▶ _Supplied material_

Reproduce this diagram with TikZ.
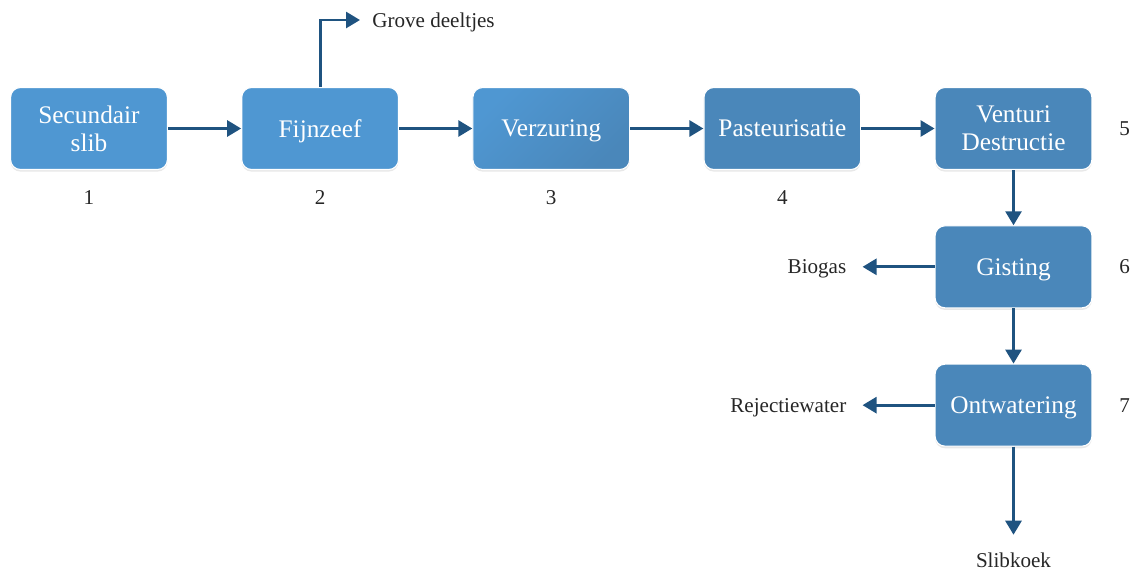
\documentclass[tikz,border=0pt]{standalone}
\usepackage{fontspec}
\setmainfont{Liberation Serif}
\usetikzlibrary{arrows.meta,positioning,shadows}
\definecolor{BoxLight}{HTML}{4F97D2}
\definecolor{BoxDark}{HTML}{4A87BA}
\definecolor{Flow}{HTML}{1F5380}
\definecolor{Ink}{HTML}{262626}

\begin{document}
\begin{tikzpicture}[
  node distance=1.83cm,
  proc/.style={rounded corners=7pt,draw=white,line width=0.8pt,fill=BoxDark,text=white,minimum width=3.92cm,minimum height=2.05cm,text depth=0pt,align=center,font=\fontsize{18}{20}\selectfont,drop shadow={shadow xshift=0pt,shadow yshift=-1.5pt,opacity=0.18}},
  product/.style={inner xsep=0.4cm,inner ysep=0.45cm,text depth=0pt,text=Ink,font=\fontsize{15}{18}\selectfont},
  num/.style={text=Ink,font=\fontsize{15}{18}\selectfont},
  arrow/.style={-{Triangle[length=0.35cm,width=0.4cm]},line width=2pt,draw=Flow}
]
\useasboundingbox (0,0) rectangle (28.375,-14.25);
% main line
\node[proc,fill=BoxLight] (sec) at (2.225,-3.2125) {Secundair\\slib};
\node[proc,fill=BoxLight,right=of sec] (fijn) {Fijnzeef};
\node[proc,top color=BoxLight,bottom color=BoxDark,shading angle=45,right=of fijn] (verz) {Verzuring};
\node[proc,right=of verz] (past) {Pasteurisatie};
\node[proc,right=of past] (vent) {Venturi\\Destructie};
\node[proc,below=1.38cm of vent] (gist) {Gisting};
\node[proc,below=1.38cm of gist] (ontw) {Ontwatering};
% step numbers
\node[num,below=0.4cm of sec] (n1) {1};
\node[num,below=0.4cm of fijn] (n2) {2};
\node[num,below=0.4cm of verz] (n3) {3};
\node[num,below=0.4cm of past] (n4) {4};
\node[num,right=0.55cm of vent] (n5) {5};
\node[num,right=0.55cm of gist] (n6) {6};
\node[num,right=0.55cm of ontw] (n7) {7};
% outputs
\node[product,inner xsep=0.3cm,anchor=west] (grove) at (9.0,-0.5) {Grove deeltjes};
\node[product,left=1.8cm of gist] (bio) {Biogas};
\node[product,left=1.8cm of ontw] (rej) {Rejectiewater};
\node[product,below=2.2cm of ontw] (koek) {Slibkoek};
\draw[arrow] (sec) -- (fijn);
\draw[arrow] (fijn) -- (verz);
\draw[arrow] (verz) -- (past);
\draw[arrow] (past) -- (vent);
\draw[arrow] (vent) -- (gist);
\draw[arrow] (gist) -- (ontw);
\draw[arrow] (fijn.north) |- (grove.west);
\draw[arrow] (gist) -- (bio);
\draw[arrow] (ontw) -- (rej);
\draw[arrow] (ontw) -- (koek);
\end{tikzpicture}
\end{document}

▶ _What you have to do_
Keep the pictures out of the copy and write out the data exactly as it stands.

▶ _Answer_
Reproduce this diagram with TikZ.
\documentclass[tikz,border=0pt]{standalone}
\usepackage{fontspec}
\setmainfont{Liberation Serif}
\usetikzlibrary{arrows.meta,positioning,shadows}
\definecolor{BoxLight}{HTML}{4F97D2}
\definecolor{BoxDark}{HTML}{4A87BA}
\definecolor{Flow}{HTML}{1F5380}
\definecolor{Ink}{HTML}{262626}

\begin{document}
\begin{tikzpicture}[
  node distance=1.83cm,
  proc/.style={rounded corners=7pt,draw=white,line width=0.8pt,fill=BoxDark,text=white,minimum width=3.92cm,minimum height=2.05cm,text depth=0pt,align=center,font=\fontsize{18}{20}\selectfont,drop shadow={shadow xshift=0pt,shadow yshift=-1.5pt,opacity=0.18}},
  product/.style={inner xsep=0.4cm,inner ysep=0.45cm,text depth=0pt,text=Ink,font=\fontsize{15}{18}\selectfont},
  num/.style={text=Ink,font=\fontsize{15}{18}\selectfont},
  arrow/.style={-{Triangle[length=0.35cm,width=0.4cm]},line width=2pt,draw=Flow}
]
\useasboundingbox (0,0) rectangle (28.375,-14.25);
% main line
\node[proc,fill=BoxLight] (sec) at (2.225,-3.2125) {Secundair\\slib};
\node[proc,fill=BoxLight,right=of sec] (fijn) {Fijnzeef};
\node[proc,top color=BoxLight,bottom color=BoxDark,shading angle=45,right=of fijn] (verz) {Verzuring};
\node[proc,right=of verz] (past) {Pasteurisatie};
\node[proc,right=of past] (vent) {Venturi\\Destructie};
\node[proc,below=1.38cm of vent] (gist) {Gisting};
\node[proc,below=1.38cm of gist] (ontw) {Ontwatering};
% step numbers
\node[num,below=0.4cm of sec] (n1) {1};
\node[num,below=0.4cm of fijn] (n2) {2};
\node[num,below=0.4cm of verz] (n3) {3};
\node[num,below=0.4cm of past] (n4) {4};
\node[num,right=0.55cm of vent] (n5) {5};
\node[num,right=0.55cm of gist] (n6) {6};
\node[num,right=0.55cm of ontw] (n7) {7};
% outputs
\node[product,inner xsep=0.3cm,anchor=west] (grove) at (9.0,-0.5) {Grove deeltjes};
\node[product,left=1.8cm of gist] (bio) {Biogas};
\node[product,left=1.8cm of ontw] (rej) {Rejectiewater};
\node[product,below=2.2cm of ontw] (koek) {Slibkoek};
\draw[arrow] (sec) -- (fijn);
\draw[arrow] (fijn) -- (verz);
\draw[arrow] (verz) -- (past);
\draw[arrow] (past) -- (vent);
\draw[arrow] (vent) -- (gist);
\draw[arrow] (gist) -- (ontw);
\draw[arrow] (fijn.north) |- (grove.west);
\draw[arrow] (gist) -- (bio);
\draw[arrow] (ontw) -- (rej);
\draw[arrow] (ontw) -- (koek);
\end{tikzpicture}
\end{document}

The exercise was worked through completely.